» What the task requires
Leave the pictures out. Return all other data exactly.

» Stored data
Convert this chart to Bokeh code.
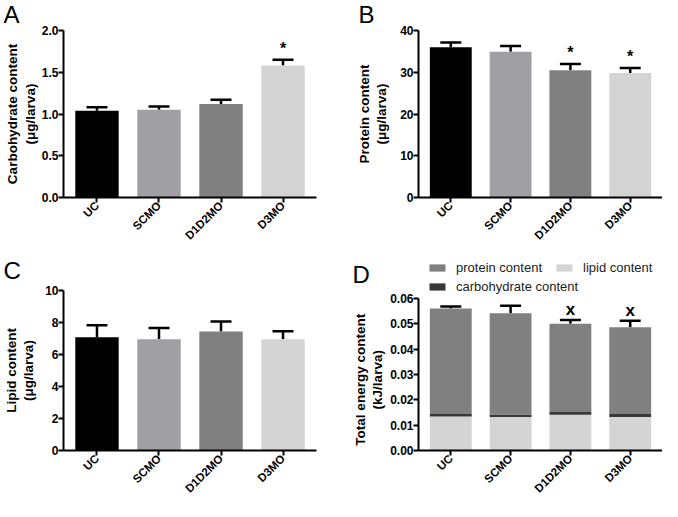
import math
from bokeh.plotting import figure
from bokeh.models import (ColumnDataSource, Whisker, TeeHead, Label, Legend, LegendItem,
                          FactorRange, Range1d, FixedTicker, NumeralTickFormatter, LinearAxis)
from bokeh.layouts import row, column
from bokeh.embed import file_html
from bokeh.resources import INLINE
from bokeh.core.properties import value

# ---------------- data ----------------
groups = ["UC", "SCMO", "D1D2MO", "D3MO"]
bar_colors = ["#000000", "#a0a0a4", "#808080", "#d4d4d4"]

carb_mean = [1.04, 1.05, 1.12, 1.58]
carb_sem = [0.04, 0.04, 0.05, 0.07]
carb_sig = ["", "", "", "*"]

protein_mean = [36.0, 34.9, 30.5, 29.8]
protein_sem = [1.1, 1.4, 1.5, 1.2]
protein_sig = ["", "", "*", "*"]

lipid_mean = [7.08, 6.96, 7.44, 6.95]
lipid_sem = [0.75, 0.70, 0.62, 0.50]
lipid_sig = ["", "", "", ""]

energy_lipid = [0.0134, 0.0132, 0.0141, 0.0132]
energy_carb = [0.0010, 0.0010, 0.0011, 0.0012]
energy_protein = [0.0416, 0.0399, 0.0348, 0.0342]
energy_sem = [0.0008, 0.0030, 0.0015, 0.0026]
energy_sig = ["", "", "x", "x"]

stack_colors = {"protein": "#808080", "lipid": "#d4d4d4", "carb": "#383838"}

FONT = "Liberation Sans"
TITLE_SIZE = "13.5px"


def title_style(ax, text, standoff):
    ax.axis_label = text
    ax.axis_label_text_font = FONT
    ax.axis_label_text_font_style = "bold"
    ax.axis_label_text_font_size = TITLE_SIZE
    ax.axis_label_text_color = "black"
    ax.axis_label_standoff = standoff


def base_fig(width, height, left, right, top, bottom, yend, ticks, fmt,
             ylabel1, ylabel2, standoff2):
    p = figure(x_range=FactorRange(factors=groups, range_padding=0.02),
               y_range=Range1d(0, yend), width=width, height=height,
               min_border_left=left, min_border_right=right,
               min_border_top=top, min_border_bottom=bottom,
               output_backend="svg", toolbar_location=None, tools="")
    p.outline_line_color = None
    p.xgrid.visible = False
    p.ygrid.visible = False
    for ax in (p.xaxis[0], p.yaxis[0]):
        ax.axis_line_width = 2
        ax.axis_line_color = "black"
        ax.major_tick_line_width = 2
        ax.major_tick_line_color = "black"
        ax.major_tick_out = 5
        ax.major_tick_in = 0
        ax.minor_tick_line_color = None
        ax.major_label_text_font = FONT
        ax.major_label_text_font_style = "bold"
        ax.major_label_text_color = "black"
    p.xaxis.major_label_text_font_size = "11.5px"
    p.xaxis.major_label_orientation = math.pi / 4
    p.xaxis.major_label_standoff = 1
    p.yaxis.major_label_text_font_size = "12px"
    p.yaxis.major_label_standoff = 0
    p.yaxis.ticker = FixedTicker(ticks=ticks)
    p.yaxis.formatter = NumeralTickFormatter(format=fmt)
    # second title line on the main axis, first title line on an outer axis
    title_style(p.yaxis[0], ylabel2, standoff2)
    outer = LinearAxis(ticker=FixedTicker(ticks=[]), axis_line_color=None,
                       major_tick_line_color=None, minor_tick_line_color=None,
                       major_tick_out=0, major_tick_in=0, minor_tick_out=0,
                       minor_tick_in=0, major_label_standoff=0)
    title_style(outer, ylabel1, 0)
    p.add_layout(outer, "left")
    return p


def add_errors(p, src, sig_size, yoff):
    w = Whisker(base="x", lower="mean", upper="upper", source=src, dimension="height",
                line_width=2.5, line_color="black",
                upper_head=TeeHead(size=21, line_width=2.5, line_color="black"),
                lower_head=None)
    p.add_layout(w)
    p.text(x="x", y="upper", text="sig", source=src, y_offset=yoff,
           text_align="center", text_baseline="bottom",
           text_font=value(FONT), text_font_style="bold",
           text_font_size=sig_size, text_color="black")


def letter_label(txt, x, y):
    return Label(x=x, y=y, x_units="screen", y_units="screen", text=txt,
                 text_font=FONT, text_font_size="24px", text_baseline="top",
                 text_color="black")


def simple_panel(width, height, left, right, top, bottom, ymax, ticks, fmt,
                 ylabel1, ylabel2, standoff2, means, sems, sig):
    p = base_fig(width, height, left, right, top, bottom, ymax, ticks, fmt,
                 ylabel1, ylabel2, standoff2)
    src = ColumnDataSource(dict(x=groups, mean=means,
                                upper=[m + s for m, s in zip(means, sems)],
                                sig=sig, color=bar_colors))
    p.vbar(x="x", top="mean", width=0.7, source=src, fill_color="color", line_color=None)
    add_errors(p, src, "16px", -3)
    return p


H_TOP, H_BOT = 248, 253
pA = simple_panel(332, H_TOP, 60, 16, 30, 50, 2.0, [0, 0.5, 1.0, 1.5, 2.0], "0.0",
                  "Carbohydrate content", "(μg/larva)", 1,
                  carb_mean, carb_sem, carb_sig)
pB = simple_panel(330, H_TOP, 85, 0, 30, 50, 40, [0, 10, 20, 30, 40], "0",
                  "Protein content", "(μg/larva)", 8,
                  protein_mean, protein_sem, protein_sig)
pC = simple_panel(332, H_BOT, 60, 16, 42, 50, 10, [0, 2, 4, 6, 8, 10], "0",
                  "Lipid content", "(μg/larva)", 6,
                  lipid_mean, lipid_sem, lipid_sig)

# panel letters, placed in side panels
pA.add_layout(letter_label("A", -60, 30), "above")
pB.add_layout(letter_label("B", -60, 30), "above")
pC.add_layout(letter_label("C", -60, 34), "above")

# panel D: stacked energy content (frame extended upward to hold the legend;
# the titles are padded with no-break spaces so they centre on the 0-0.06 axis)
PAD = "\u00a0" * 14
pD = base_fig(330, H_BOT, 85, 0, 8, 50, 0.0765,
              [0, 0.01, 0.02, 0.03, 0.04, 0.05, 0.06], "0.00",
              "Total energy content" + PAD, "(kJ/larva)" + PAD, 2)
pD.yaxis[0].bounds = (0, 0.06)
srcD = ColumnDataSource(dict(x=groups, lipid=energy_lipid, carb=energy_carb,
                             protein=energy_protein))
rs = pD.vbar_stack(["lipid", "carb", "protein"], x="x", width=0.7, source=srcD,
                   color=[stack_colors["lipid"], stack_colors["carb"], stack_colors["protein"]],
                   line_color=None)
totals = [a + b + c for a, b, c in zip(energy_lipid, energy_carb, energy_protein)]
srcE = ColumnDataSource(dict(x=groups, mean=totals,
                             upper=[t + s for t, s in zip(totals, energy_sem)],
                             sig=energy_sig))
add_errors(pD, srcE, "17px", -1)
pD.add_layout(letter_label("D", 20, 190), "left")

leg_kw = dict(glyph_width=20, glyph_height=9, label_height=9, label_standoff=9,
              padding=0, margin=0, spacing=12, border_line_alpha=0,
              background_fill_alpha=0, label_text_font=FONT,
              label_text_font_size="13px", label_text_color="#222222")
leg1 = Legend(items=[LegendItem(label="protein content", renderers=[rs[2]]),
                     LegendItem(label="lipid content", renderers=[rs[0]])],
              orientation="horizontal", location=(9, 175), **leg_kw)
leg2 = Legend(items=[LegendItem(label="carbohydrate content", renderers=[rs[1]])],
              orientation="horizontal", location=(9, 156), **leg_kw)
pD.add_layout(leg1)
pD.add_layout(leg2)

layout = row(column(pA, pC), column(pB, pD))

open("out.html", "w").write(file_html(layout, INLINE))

» Exercise result
Convert this chart to Bokeh code.
import math
from bokeh.plotting import figure
from bokeh.models import (ColumnDataSource, Whisker, TeeHead, Label, Legend, LegendItem,
                          FactorRange, Range1d, FixedTicker, NumeralTickFormatter, LinearAxis)
from bokeh.layouts import row, column
from bokeh.embed import file_html
from bokeh.resources import INLINE
from bokeh.core.properties import value

# ---------------- data ----------------
groups = ["UC", "SCMO", "D1D2MO", "D3MO"]
bar_colors = ["#000000", "#a0a0a4", "#808080", "#d4d4d4"]

carb_mean = [1.04, 1.05, 1.12, 1.58]
carb_sem = [0.04, 0.04, 0.05, 0.07]
carb_sig = ["", "", "", "*"]

protein_mean = [36.0, 34.9, 30.5, 29.8]
protein_sem = [1.1, 1.4, 1.5, 1.2]
protein_sig = ["", "", "*", "*"]

lipid_mean = [7.08, 6.96, 7.44, 6.95]
lipid_sem = [0.75, 0.70, 0.62, 0.50]
lipid_sig = ["", "", "", ""]

energy_lipid = [0.0134, 0.0132, 0.0141, 0.0132]
energy_carb = [0.0010, 0.0010, 0.0011, 0.0012]
energy_protein = [0.0416, 0.0399, 0.0348, 0.0342]
energy_sem = [0.0008, 0.0030, 0.0015, 0.0026]
energy_sig = ["", "", "x", "x"]

stack_colors = {"protein": "#808080", "lipid": "#d4d4d4", "carb": "#383838"}

FONT = "Liberation Sans"
TITLE_SIZE = "13.5px"


def title_style(ax, text, standoff):
    ax.axis_label = text
    ax.axis_label_text_font = FONT
    ax.axis_label_text_font_style = "bold"
    ax.axis_label_text_font_size = TITLE_SIZE
    ax.axis_label_text_color = "black"
    ax.axis_label_standoff = standoff


def base_fig(width, height, left, right, top, bottom, yend, ticks, fmt,
             ylabel1, ylabel2, standoff2):
    p = figure(x_range=FactorRange(factors=groups, range_padding=0.02),
               y_range=Range1d(0, yend), width=width, height=height,
               min_border_left=left, min_border_right=right,
               min_border_top=top, min_border_bottom=bottom,
               output_backend="svg", toolbar_location=None, tools="")
    p.outline_line_color = None
    p.xgrid.visible = False
    p.ygrid.visible = False
    for ax in (p.xaxis[0], p.yaxis[0]):
        ax.axis_line_width = 2
        ax.axis_line_color = "black"
        ax.major_tick_line_width = 2
        ax.major_tick_line_color = "black"
        ax.major_tick_out = 5
        ax.major_tick_in = 0
        ax.minor_tick_line_color = None
        ax.major_label_text_font = FONT
        ax.major_label_text_font_style = "bold"
        ax.major_label_text_color = "black"
    p.xaxis.major_label_text_font_size = "11.5px"
    p.xaxis.major_label_orientation = math.pi / 4
    p.xaxis.major_label_standoff = 1
    p.yaxis.major_label_text_font_size = "12px"
    p.yaxis.major_label_standoff = 0
    p.yaxis.ticker = FixedTicker(ticks=ticks)
    p.yaxis.formatter = NumeralTickFormatter(format=fmt)
    # second title line on the main axis, first title line on an outer axis
    title_style(p.yaxis[0], ylabel2, standoff2)
    outer = LinearAxis(ticker=FixedTicker(ticks=[]), axis_line_color=None,
                       major_tick_line_color=None, minor_tick_line_color=None,
                       major_tick_out=0, major_tick_in=0, minor_tick_out=0,
                       minor_tick_in=0, major_label_standoff=0)
    title_style(outer, ylabel1, 0)
    p.add_layout(outer, "left")
    return p


def add_errors(p, src, sig_size, yoff):
    w = Whisker(base="x", lower="mean", upper="upper", source=src, dimension="height",
                line_width=2.5, line_color="black",
                upper_head=TeeHead(size=21, line_width=2.5, line_color="black"),
                lower_head=None)
    p.add_layout(w)
    p.text(x="x", y="upper", text="sig", source=src, y_offset=yoff,
           text_align="center", text_baseline="bottom",
           text_font=value(FONT), text_font_style="bold",
           text_font_size=sig_size, text_color="black")


def letter_label(txt, x, y):
    return Label(x=x, y=y, x_units="screen", y_units="screen", text=txt,
                 text_font=FONT, text_font_size="24px", text_baseline="top",
                 text_color="black")


def simple_panel(width, height, left, right, top, bottom, ymax, ticks, fmt,
                 ylabel1, ylabel2, standoff2, means, sems, sig):
    p = base_fig(width, height, left, right, top, bottom, ymax, ticks, fmt,
                 ylabel1, ylabel2, standoff2)
    src = ColumnDataSource(dict(x=groups, mean=means,
                                upper=[m + s for m, s in zip(means, sems)],
                                sig=sig, color=bar_colors))
    p.vbar(x="x", top="mean", width=0.7, source=src, fill_color="color", line_color=None)
    add_errors(p, src, "16px", -3)
    return p


H_TOP, H_BOT = 248, 253
pA = simple_panel(332, H_TOP, 60, 16, 30, 50, 2.0, [0, 0.5, 1.0, 1.5, 2.0], "0.0",
                  "Carbohydrate content", "(μg/larva)", 1,
                  carb_mean, carb_sem, carb_sig)
pB = simple_panel(330, H_TOP, 85, 0, 30, 50, 40, [0, 10, 20, 30, 40], "0",
                  "Protein content", "(μg/larva)", 8,
                  protein_mean, protein_sem, protein_sig)
pC = simple_panel(332, H_BOT, 60, 16, 42, 50, 10, [0, 2, 4, 6, 8, 10], "0",
                  "Lipid content", "(μg/larva)", 6,
                  lipid_mean, lipid_sem, lipid_sig)

# panel letters, placed in side panels
pA.add_layout(letter_label("A", -60, 30), "above")
pB.add_layout(letter_label("B", -60, 30), "above")
pC.add_layout(letter_label("C", -60, 34), "above")

# panel D: stacked energy content (frame extended upward to hold the legend;
# the titles are padded with no-break spaces so they centre on the 0-0.06 axis)
PAD = "\u00a0" * 14
pD = base_fig(330, H_BOT, 85, 0, 8, 50, 0.0765,
              [0, 0.01, 0.02, 0.03, 0.04, 0.05, 0.06], "0.00",
              "Total energy content" + PAD, "(kJ/larva)" + PAD, 2)
pD.yaxis[0].bounds = (0, 0.06)
srcD = ColumnDataSource(dict(x=groups, lipid=energy_lipid, carb=energy_carb,
                             protein=energy_protein))
rs = pD.vbar_stack(["lipid", "carb", "protein"], x="x", width=0.7, source=srcD,
                   color=[stack_colors["lipid"], stack_colors["carb"], stack_colors["protein"]],
                   line_color=None)
totals = [a + b + c for a, b, c in zip(energy_lipid, energy_carb, energy_protein)]
srcE = ColumnDataSource(dict(x=groups, mean=totals,
                             upper=[t + s for t, s in zip(totals, energy_sem)],
                             sig=energy_sig))
add_errors(pD, srcE, "17px", -1)
pD.add_layout(letter_label("D", 20, 190), "left")

leg_kw = dict(glyph_width=20, glyph_height=9, label_height=9, label_standoff=9,
              padding=0, margin=0, spacing=12, border_line_alpha=0,
              background_fill_alpha=0, label_text_font=FONT,
              label_text_font_size="13px", label_text_color="#222222")
leg1 = Legend(items=[LegendItem(label="protein content", renderers=[rs[2]]),
                     LegendItem(label="lipid content", renderers=[rs[0]])],
              orientation="horizontal", location=(9, 175), **leg_kw)
leg2 = Legend(items=[LegendItem(label="carbohydrate content", renderers=[rs[1]])],
              orientation="horizontal", location=(9, 156), **leg_kw)
pD.add_layout(leg1)
pD.add_layout(leg2)

layout = row(column(pA, pC), column(pB, pD))

open("out.html", "w").write(file_html(layout, INLINE))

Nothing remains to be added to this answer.